TASK PROMPT:
Every line that holds the string "this" is to be identified and copied.

Items from a dataset:
-*-*-
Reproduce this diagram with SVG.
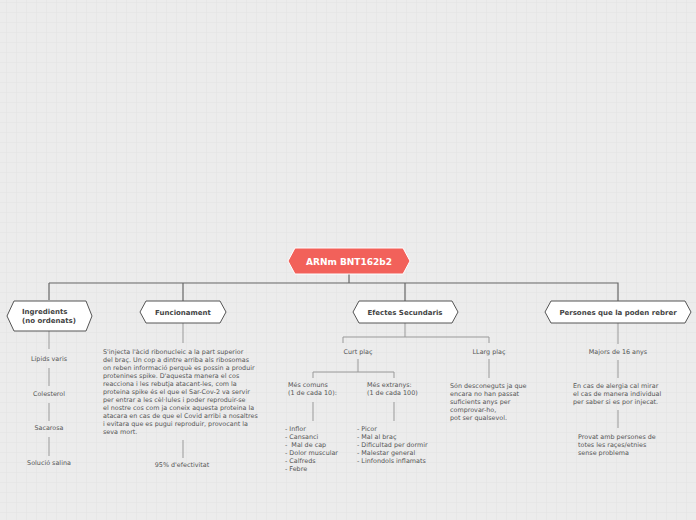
<svg xmlns="http://www.w3.org/2000/svg" width="696" height="520" viewBox="0 0 696 520">
<defs>
<pattern id="grid" x="6" y="2" width="10" height="10" patternUnits="userSpaceOnUse">
<path d="M0 0H10M0 0V10" fill="none" stroke="#e2e2e2" stroke-width="1"/>
</pattern>
</defs>
<style>
.t{font-family:"DejaVu Sans",Verdana,sans-serif;font-size:6.4px;fill:#555}
.n{font-family:"DejaVu Sans",Verdana,sans-serif;font-size:7px;font-weight:bold;fill:#444}
.box{fill:#fff;stroke:#555;stroke-width:1}
.main{fill:none;stroke:#666;stroke-width:1.2}
.sub{fill:none;stroke:#999;stroke-width:1}
.c{text-anchor:middle}
</style>
<rect width="696" height="520" fill="#ececec"/>
<rect width="696" height="520" fill="url(#grid)"/>

<g id="connectors">
<path class="main" d="M349 274V283M49 283H405M49 283V300M183 283V301"/>
<path class="main" stroke="#888" d="M405 283H618V301M405 283V301"/>
<path class="sub" d="M49 331V349M49 368V386M49 403V421M49 437V456"/>
<path class="sub" d="M183 323V343M183 440V458"/>
<path class="sub" d="M405 323V337M343 343V337H489V343"/>
<path class="sub" d="M358 359V372M313 378V372H394V378"/>
<path class="sub" d="M313 402V421M394 402V421M489 359V378"/>
<path class="sub" d="M618 323V344M618 360V378M618 410V428"/>
</g>

<g id="root">
<polygon points="288,261 295,248 403,248 410,261 403,274 295,274" fill="#f2615a" stroke="#fff" stroke-width="1"/>
<text x="349" y="264.5" class="c" style="font-family:'DejaVu Sans',Verdana,sans-serif;font-size:9px;font-weight:bold;fill:#fff">ARNm BNT162b2</text>
</g>

<g id="ingredients">
<polygon class="box" points="7,316 14,301 86,301 92,316 86,331 14,331"/>
<text x="22" y="314" class="n">Ingredients</text>
<text x="22" y="322.5" class="n">(no ordenats)</text>
</g>
<g id="funcionament">
<polygon class="box" points="140,312 146,301 220,301 226,312 220,323 146,323"/>
<text x="183" y="314.5" class="n c">Funcionament</text>
</g>
<g id="efectes">
<polygon class="box" points="353,312 359,301 452,301 458,312 452,323 359,323"/>
<text x="405" y="314.5" class="n c">Efectes Secundaris</text>
</g>
<g id="persones">
<polygon class="box" points="545,312 551,301 685,301 691,312 685,323 551,323"/>
<text x="618" y="314.5" class="n c">Persones que la poden rebrer</text>
</g>

<g id="lipids"><text x="49" y="361" class="t c">Lípids varis</text></g>
<g id="colesterol"><text x="49" y="396" class="t c">Colesterol</text></g>
<g id="sacarosa"><text x="49" y="430" class="t c">Sacarosa</text></g>
<g id="solucio"><text x="49" y="465" class="t c">Solució salina</text></g>

<g id="funcionament-text">
<text class="t" x="103" y="354">S'injecta l'àcid ribonucleic a la part superior</text>
<text class="t" x="103" y="362">del braç. Un cop a dintre arriba als ribosomas</text>
<text class="t" x="103" y="370">on reben informació perquè es possin a produir</text>
<text class="t" x="103" y="378">protenines spike. D'aquesta manera el cos</text>
<text class="t" x="103" y="386">reacciona i les rebutja atacant-les, com la</text>
<text class="t" x="103" y="394">proteina spike és el que el Sar-Cov-2 va servir</text>
<text class="t" x="103" y="402">per entrar a les cèl·lules i poder reproduir-se</text>
<text class="t" x="103" y="410">el nostre cos com ja coneix aquesta proteina la</text>
<text class="t" x="103" y="418">atacara en cas de que el Covid arribi a nosaltres</text>
<text class="t" x="103" y="426">i evitara que es pugui reproduir, provocant la</text>
<text class="t" x="103" y="434">seva mort.</text>
</g>
<g id="efectivitat"><text x="182" y="467" class="t c">95% d'efectivitat</text></g>

<g id="curt"><text x="358" y="354" class="t c">Curt plaç</text></g>
<g id="llarg"><text x="489" y="354" class="t c">LLarg plaç</text></g>
<g id="comuns">
<text class="t" x="288" y="387">Més comuns</text>
<text class="t" x="288" y="395">(1 de cada 10):</text>
</g>
<g id="extranys">
<text class="t" x="367" y="387">Més extranys:</text>
<text class="t" x="367" y="395">(1 de cada 100)</text>
</g>
<g id="comuns-list">
<text class="t" x="285" y="431">- Inflor</text>
<text class="t" x="285" y="439">- Cansanci</text>
<text class="t" x="285" y="447" xml:space="preserve">-  Mal de cap</text>
<text class="t" x="285" y="455">- Dolor muscular</text>
<text class="t" x="285" y="463">- Calfreds</text>
<text class="t" x="285" y="471">- Febre</text>
</g>
<g id="extranys-list">
<text class="t" x="357" y="431">- Picor</text>
<text class="t" x="357" y="439">- Mal al braç</text>
<text class="t" x="357" y="447">- Dificultad per dormir</text>
<text class="t" x="357" y="455">- Malestar general</text>
<text class="t" x="357" y="463">- Linfondols inflamats</text>
</g>
<g id="llarg-text">
<text class="t" x="450" y="388">Són desconeguts ja que</text>
<text class="t" x="450" y="396">encara no han passat</text>
<text class="t" x="450" y="404">suficients anys per</text>
<text class="t" x="450" y="412">comprovar-ho,</text>
<text class="t" x="450" y="420">pot ser qualsevol.</text>
</g>

<g id="majors"><text x="618" y="354" class="t c">Majors de 16 anys</text></g>
<g id="alergia">
<text class="t" x="573" y="388">En cas de alergia cal mirar</text>
<text class="t" x="573" y="396">el cas de manera individual</text>
<text class="t" x="573" y="404">per saber si es por injecat.</text>
</g>
<g id="provat">
<text class="t" x="578" y="439">Provat amb persones de</text>
<text class="t" x="578" y="447">totes les raçes/etnies</text>
<text class="t" x="578" y="455">sense problema</text>
</g>
</svg>
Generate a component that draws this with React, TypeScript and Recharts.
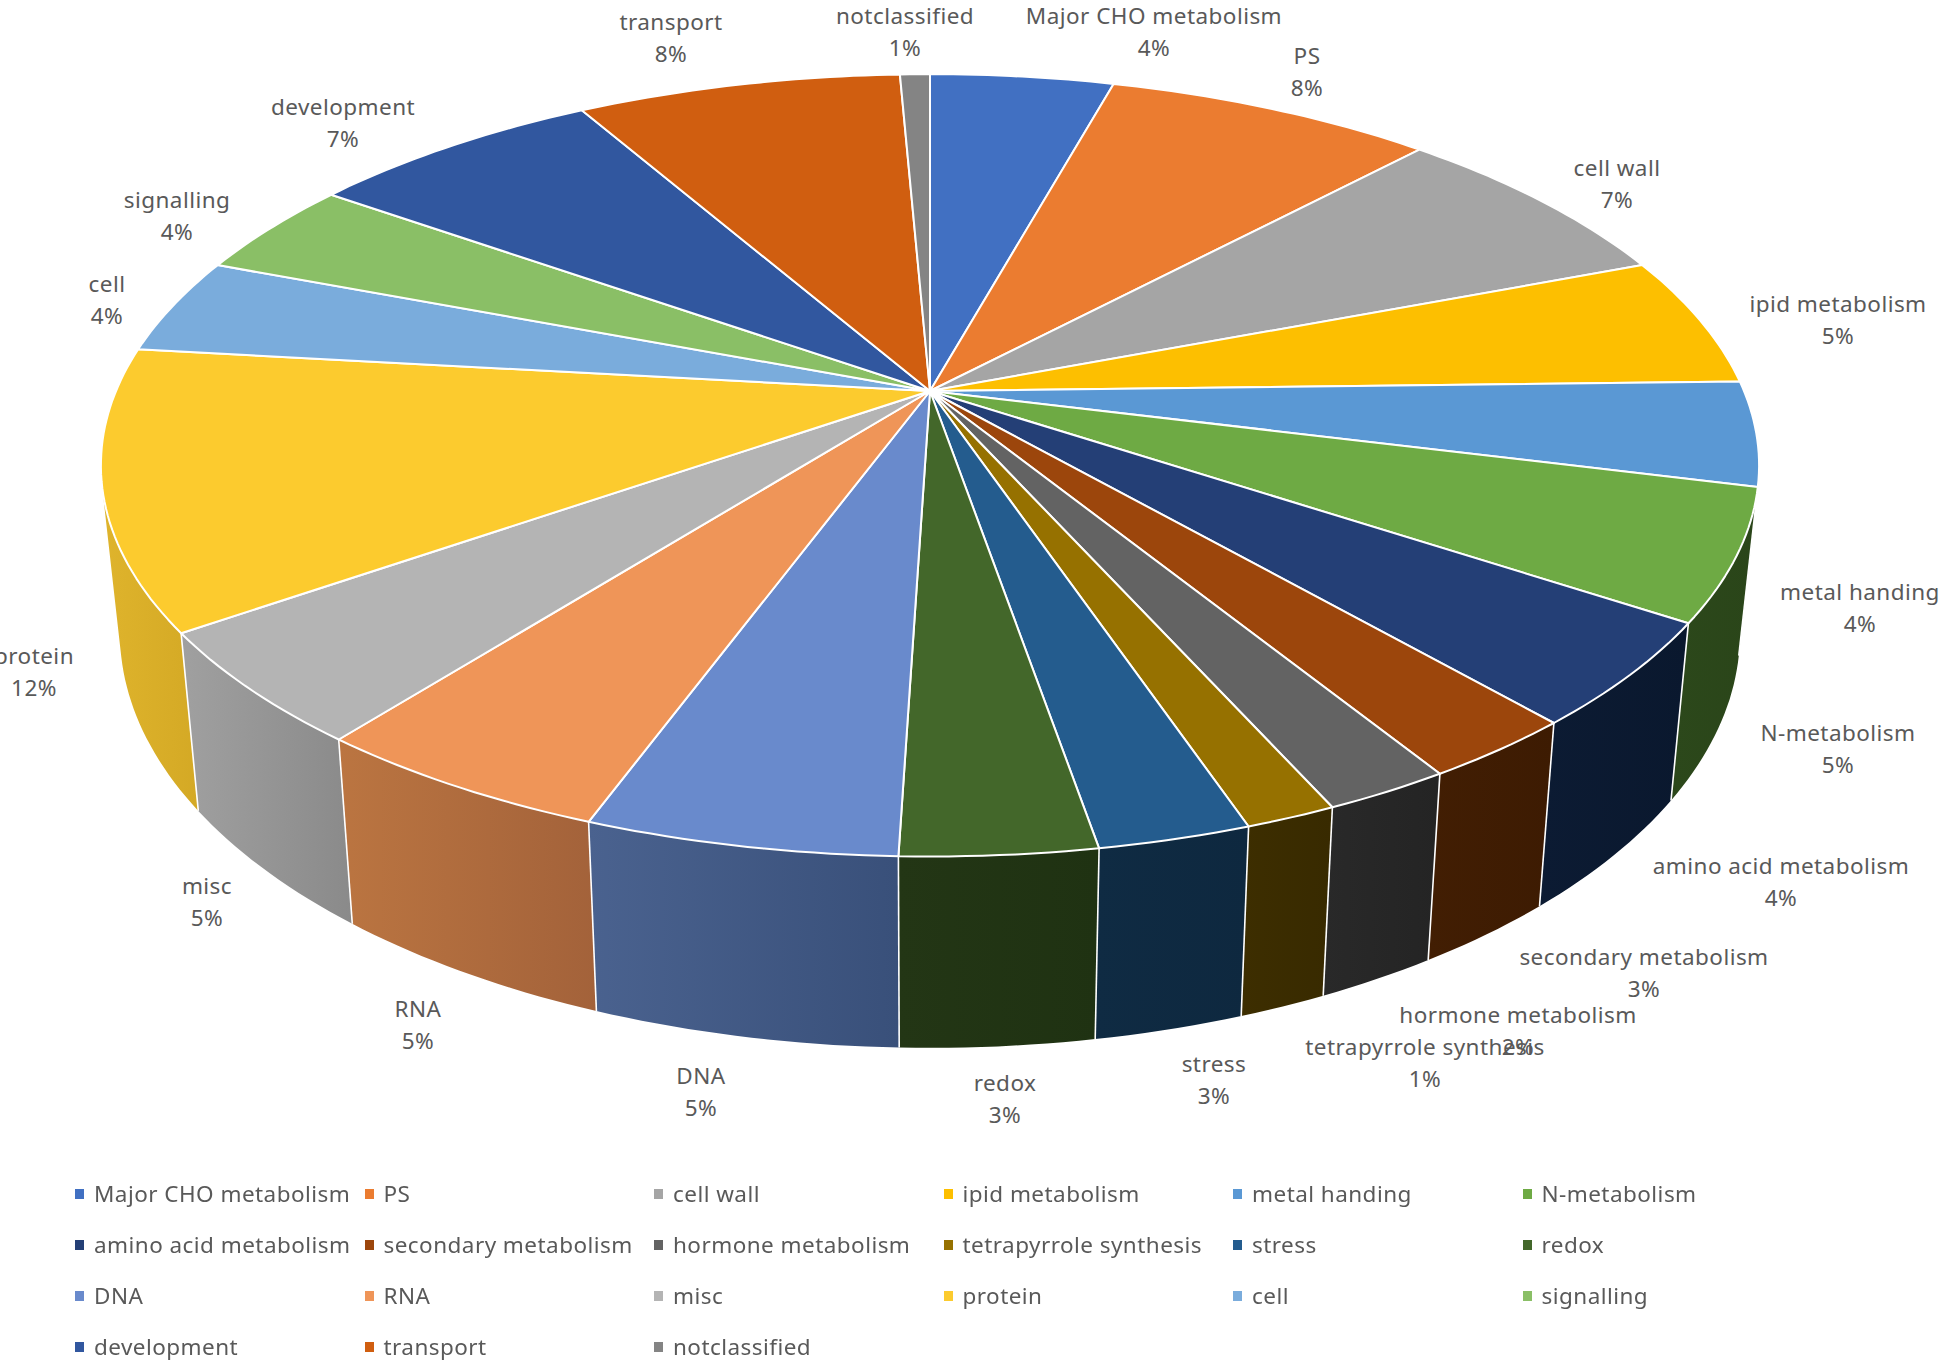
import { PieChart, Pie, Legend } from 'recharts'

const categories = [
  'Major CHO metabolism', 'PS', 'cell wall', 'ipid metabolism', 'metal handing', 'N-metabolism',
  'amino acid metabolism', 'secondary metabolism', 'hormone metabolism', 'tetrapyrrole synthesis', 'stress', 'redox',
  'DNA', 'RNA', 'misc', 'protein', 'cell', 'signalling',
  'development', 'transport', 'notclassified',
]

// slice shares, percent
const shares = [4.3, 7.7, 7.2, 5.4, 4.3, 5.4, 4.3, 2.6, 2.1, 1.5, 2.5, 3.2, 5.1, 5.0, 4.7, 11.5, 4.0, 4.0, 6.9, 7.6, 0.7]

// the percentages as printed on the data labels
const printedPercents = [4, 8, 7, 5, 4, 5, 4, 3, 2, 1, 3, 3, 5, 5, 5, 12, 4, 4, 7, 8, 1]

const topColors = [
  '#4170c2', '#eb7c30', '#a5a5a5', '#fdbf00', '#5a98d4', '#6eaa44',
  '#243f76', '#9c460c', '#636363', '#967100', '#245c8e', '#43672a',
  '#698acc', '#ef9558', '#b4b4b4', '#fccb2e', '#7aacdc', '#8abf66',
  '#31579f', '#d05e10', '#848484',
]

const wallStart = [
  '#2a4578', '#8e4b1e', '#636363', '#997300', '#2c481b', '#2c481b',
  '#0c1b33', '#421e03', '#292929', '#3d2e00', '#0f2b43', '#233615',
  '#4a628f', '#bb7541', '#a0a0a0', '#dfb42c', '#4a6985', '#54743e',
  '#1f3661', '#7e3a0b', '#4f4f4f',
]

const wallEnd = [
  '#2a4578', '#8e4b1e', '#636363', '#997300', '#2c481b', '#2a4519',
  '#0a182e', '#3d1b02', '#242424', '#382a00', '#0e283f', '#1f3212',
  '#39507a', '#a3623a', '#8a8a8a', '#d4a925', '#4a6985', '#54743e',
  '#1f3661', '#7e3a0b', '#4f4f4f',
]

// data label anchors, Excel placed these by hand so they are not on a radius
const labelSpots = [
  [1154, 16], [1307, 56], [1617, 168], [1838, 304], [1860, 592], [1838, 733],
  [1781, 866], [1644, 957], [1518, 1015], [1425, 1047], [1214, 1064], [1005, 1083],
  [701, 1076], [418, 1009], [207, 886], [34, 656], [107, 284], [177, 200],
  [343, 107], [671, 22], [905, 16],
]

const chartData = categories.map((name, i) => ({ name, value: shares[i], fill: topColors[i] }))

const FONT = '"Noto Sans", sans-serif'
const FONT_SIZE = 22.5
const TEXT = '#595959'

// Perspective of the tilted disc: the apex sits above the middle of the ellipse
const TILT = 0.19
const FLATTEN = 0.4632
const FLOOR_X = 0.977
const FLOOR_DROP = 163
const FLOOR_Y = 0.4914

function rimPoint(deg: number, cx: number, cy: number, r: number, floor: boolean) {
  const rad = (deg * Math.PI) / 180
  const x = Math.cos(rad)
  const y = -Math.sin(rad)
  const w = 1 - TILT * y
  const u = x / w
  const v = y / w
  if (floor) return [cx + FLOOR_X * r * u, cy + FLOOR_DROP + FLOOR_Y * r * v]
  return [cx + r * u, cy + FLATTEN * r * v]
}

function arcPoints(p: any, floor: boolean) {
  const pts: number[][] = []
  const steps = Math.max(2, Math.ceil(Math.abs(p.endAngle - p.startAngle)))
  for (let s = 0; s <= steps; s++) {
    const deg = p.startAngle + ((p.endAngle - p.startAngle) * s) / steps
    pts.push(rimPoint(deg, p.cx, p.cy, p.outerRadius, floor))
  }
  return pts
}

const toPath = (pts: number[][]) => pts.map((q, i) => `${i ? 'L' : 'M'}${q[0].toFixed(1)},${q[1].toFixed(1)}`).join(' ')

function TopFace(p: any) {
  const d = `M${p.cx},${p.cy} ${toPath(arcPoints(p, false)).replace('M', 'L')} Z`
  return <path d={d} fill={p.fill} stroke="#fff" strokeWidth={2} strokeLinejoin="round" />
}

// The wall is a strip of small quads so the silhouette stays a straight tangent at the sides
function wallStrip(top: number[][], floor: number[][]) {
  const parts: string[] = []
  for (let s = 0; s < top.length - 1; s++) {
    const quad = [top[s], top[s + 1], floor[s + 1], floor[s]]
    let area = 0
    quad.forEach((q, i) => {
      const n = quad[(i + 1) % 4]
      area += q[0] * n[1] - n[0] * q[1]
    })
    parts.push(`${toPath(area < 0 ? [...quad].reverse() : quad)} Z`)
  }
  return parts.join(' ')
}

function WallFace(p: any) {
  const top = arcPoints(p, false)
  const floor = arcPoints(p, true)
  const i = p.index ?? categories.indexOf(p.name)
  const id = `wall-${i}`
  return (
    <g>
      <defs>
        <linearGradient id={id} x1="0" y1="0" x2="1" y2="0">
          <stop offset="0%" stopColor={wallStart[i]} />
          <stop offset="100%" stopColor={wallEnd[i]} />
        </linearGradient>
      </defs>
      <path d={wallStrip(top, floor)} fill={`url(#${id})`} fillRule="nonzero" />
      <path d={toPath([top[0], floor[0]])} stroke="#fff" strokeWidth={1.6} fill="none" />
    </g>
  )
}

function SliceLabel(p: any) {
  const i = p.index
  const [x, y] = labelSpots[i]
  return (
    <text x={x} textAnchor="middle" fontFamily={FONT} fontSize={FONT_SIZE} letterSpacing={0.45} fill={TEXT}>
      <tspan x={x} y={y + 8}>{categories[i]}</tspan>
      <tspan x={x} y={y + 40}>{`${printedPercents[i]}%`}</tspan>
    </text>
  )
}

function GridLegend({ payload }: any) {
  const items = (payload || []).filter((e: any) => e.type !== 'none')
  return (
    <div style={{ display: 'grid', gridTemplateColumns: 'repeat(6, 289.5px)', gridAutoRows: '51px', fontFamily: FONT, fontSize: FONT_SIZE, letterSpacing: 0.45, color: TEXT }}>
      {items.map((e: any) => (
        <div key={e.value} style={{ display: 'flex', alignItems: 'center', height: 51, whiteSpace: 'nowrap' }}>
          <span style={{ width: 9, height: 10, background: e.color, marginRight: 10, flex: 'none' }} />
          {e.value}
        </div>
      ))}
    </div>
  )
}

export default function App() {
  return (
    <div style={{ position: 'absolute', left: 0, top: 0, width: 1946, height: 1368, background: '#fff', filter: 'blur(0.6px)' }}>
      <PieChart width={1946} height={1368} margin={{ top: 0, right: 0, bottom: 0, left: 0 }}>
        <Pie
          data={chartData}
          dataKey="value"
          nameKey="name"
          cx={930}
          cy={391}
          outerRadius={814}
          startAngle={90}
          endAngle={-270}
          legendType="none"
          isAnimationActive={false}
          shape={WallFace}
        />
        <Pie
          data={chartData}
          dataKey="value"
          nameKey="name"
          cx={930}
          cy={391}
          outerRadius={814}
          startAngle={90}
          endAngle={-270}
          legendType="square"
          isAnimationActive={false}
          shape={TopFace}
          label={SliceLabel}
          labelLine={false}
        />
        <Legend
          content={GridLegend}
          verticalAlign="bottom"
          itemSorter={null}
          wrapperStyle={{ position: 'absolute', left: 75, top: 1168, bottom: 'auto', width: 1800 }}
        />
      </PieChart>
    </div>
  )
}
-*-*-
EXERCISE ANSWER:
Reproduce this diagram with SVG.
Generate a component that draws this with React, TypeScript and Recharts.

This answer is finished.